In 1990, David Banks and Stephen Clemesha described six subspecies of Dendrobium speciosum in the Australian Orchid Review, and the names are accepted by the Australian Plant Census:

- Dendrobium speciosum subsp. capricornicum (Clemesha) David P. Banks & Clemesha – commonly known as Capricorn rock orchid, which is usually a lithophyte with between 30 and 50 white flowers between May and August and is found between the Byfield Range, Yeppoon and Rockhampton;

- Dendrobium speciosum subsp. curvicaule (F.M.Bailey) David P. Banks & Clemesha – commonly known as rainforest rock orchid, which is an epiphyte or lithophyte growing in or near rainforest and has between 25 and 45 white or cream-coloured flowers from July to September and grows between Mossman and Paluma in Queensland;

- Dendrobium speciosum subsp. grandiflorum (F.M.Bailey) David P. Banks & Clemesha – commonly known as golden king orchid and which grows on trees or rocks and has between 50 and 150 relatively large, creamy yellow to bright yellow flowers from August to October and is found from the Calliope Range to the Bunya Mountains in Queensland;

- Dendrobium speciosum var. hillii (Mast.) David P. Banks & Clemesha – commonly known as pale king orchid and which grows on trees and rocks and has between 70 and 200 crowded white or cream-coloured flowers from August to October and grows between Maleny in Queensland to Mangrove Mountain in New South Wales;

- Dendrobium speciosum subsp. pedunculatum (Clemesha) David P. Banks & Clemesha – commonly known as dwarf rock orchid which grows on rocks and has between 10 and 30 crowded white or cream-coloured flowers from July to August and occurs between the Mount Windsor National Park and the Evelyn Tableland in Queensland;

- Dendrobium speciosum Sm. subsp. speciosum – commonly known as Sydney rock orchid or rock lily which is a lithophyte with between 30 and 100 crowded cream-coloured or dull yellow flowers between August and October and occurs between Bulahdelah and near the Victorian border and as far inland as Mudgee.

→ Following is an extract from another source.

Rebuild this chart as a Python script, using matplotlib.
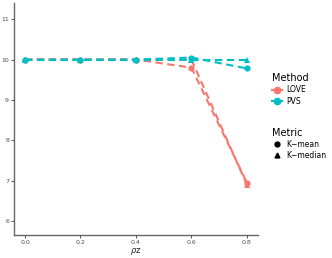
import numpy as np
import matplotlib
matplotlib.use('Agg')
import matplotlib.pyplot as plt
from matplotlib.lines import Line2D

rho = [0.0, 0.2, 0.4, 0.6, 0.8]
love_kmean = [10.0, 10.0, 10.0, 9.8, 6.95]
love_kmedian = [10.0, 10.0, 10.0, 10.0, 6.9]
pvs_kmean = [10.0, 10.0, 10.0, 10.05, 9.78]
pvs_kmedian = [10.0, 10.0, 10.0, 10.0, 10.0]

red = '#F8766D'
teal = '#00BFC4'

fig = plt.figure(figsize=(3.32, 2.58), dpi=100)
ax = fig.add_axes([0.042, 0.089, 0.735, 0.899])

series = [
    (love_kmean, red, 'o'),
    (love_kmedian, red, '^'),
    (pvs_kmean, teal, 'o'),
    (pvs_kmedian, teal, '^'),
]
for y, c, m in series:
    ax.plot(rho, y, color=c, linestyle=(0, (3.5, 2.2)), linewidth=1.5,
            marker=m, markersize=4.5, markeredgewidth=0)

ax.set_xlim(-0.04, 0.84)
ax.set_ylim(5.65, 11.4)
ax.set_xticks(rho)
ax.set_xticklabels(['0.0', '0.2', '0.4', '0.6', '0.8'])
ax.set_yticks([6, 7, 8, 9, 10, 11])
ax.tick_params(labelsize=4.5, colors='#4d4d4d', length=2, width=0.6, pad=1.5)
ax.tick_params(axis='both', color='#333333')
for s in ['top', 'right']:
    ax.spines[s].set_visible(False)
for s in ['left', 'bottom']:
    ax.spines[s].set_color('#666666')
    ax.spines[s].set_linewidth(1.0)
ax.set_xlabel(r'$\rho$z', fontsize=6, labelpad=1, color='#222222')

h1 = [Line2D([], [], color=red, marker='o', linestyle='-', linewidth=1.5, markersize=4.5),
      Line2D([], [], color=teal, marker='o', linestyle='-', linewidth=1.5, markersize=4.5)]
leg1 = fig.legend(h1, ['LOVE', 'PVS'], title='Method', loc='upper left',
                  bbox_to_anchor=(0.8, 0.745), frameon=False, fontsize=5.5,
                  title_fontsize=7, handlelength=1.2, handletextpad=0.6,
                  labelspacing=0.35, alignment='left')
h2 = [Line2D([], [], color='black', marker='o', linestyle='none', markersize=3.5),
      Line2D([], [], color='black', marker='^', linestyle='none', markersize=3.5)]
leg2 = fig.legend(h2, ['K\u2212mean', 'K\u2212median'], title='Metric', loc='upper left',
                  bbox_to_anchor=(0.8, 0.53), frameon=False, fontsize=5.5,
                  title_fontsize=7, handlelength=1.2, handletextpad=0.6,
                  labelspacing=0.25, alignment='left')

fig.savefig('out.png', dpi=100)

The 1889 book The Useful Native Plants of Australia records that common names included "rock lily" and that "the large pseudo-bulbs have been eaten by the aborigines, they, however, contain but little nutritive matter."

== Pollination ==
Potential pollinators of Dendrobium speciosum, such as the stingless bee Tetragonula carbonaria, are attracted to the plant by large, cream to yellow, finely segmented, aromatic inflorescences. Flowers vary in size within the six recognised varieties of D. speciosum and are pollinated when visited by bees of appropriate size.

== Natural hybrids ==
Dendrobium speciosum subsp. grandiflorum forms a natural hybrid with Dendrobium speciosum subsp. hillii.

==Use in horticulture==
This orchid is popular in cultivation, growing into a large specimen that does well outdoors in climates with a mild winter. It may be grown in an open, coarse orchid growing medium, on a sturdy tree with an open canopy, or as a terrestrial in a well-drained position. It requires very bright light to full sun. Watering is year round in moderation. It is very temperature tolerant as long as it receives good warmth during the growing season. Frost, however, can cause extensive defoliation, an event the plant may require years to recover from. In cultivation D. speciosum can develop extremely large pseudobulbs, and benefits from regular fertilisation. Even in ideal cultivation conditions it may not flower every year, especially so in plants from more southern populations.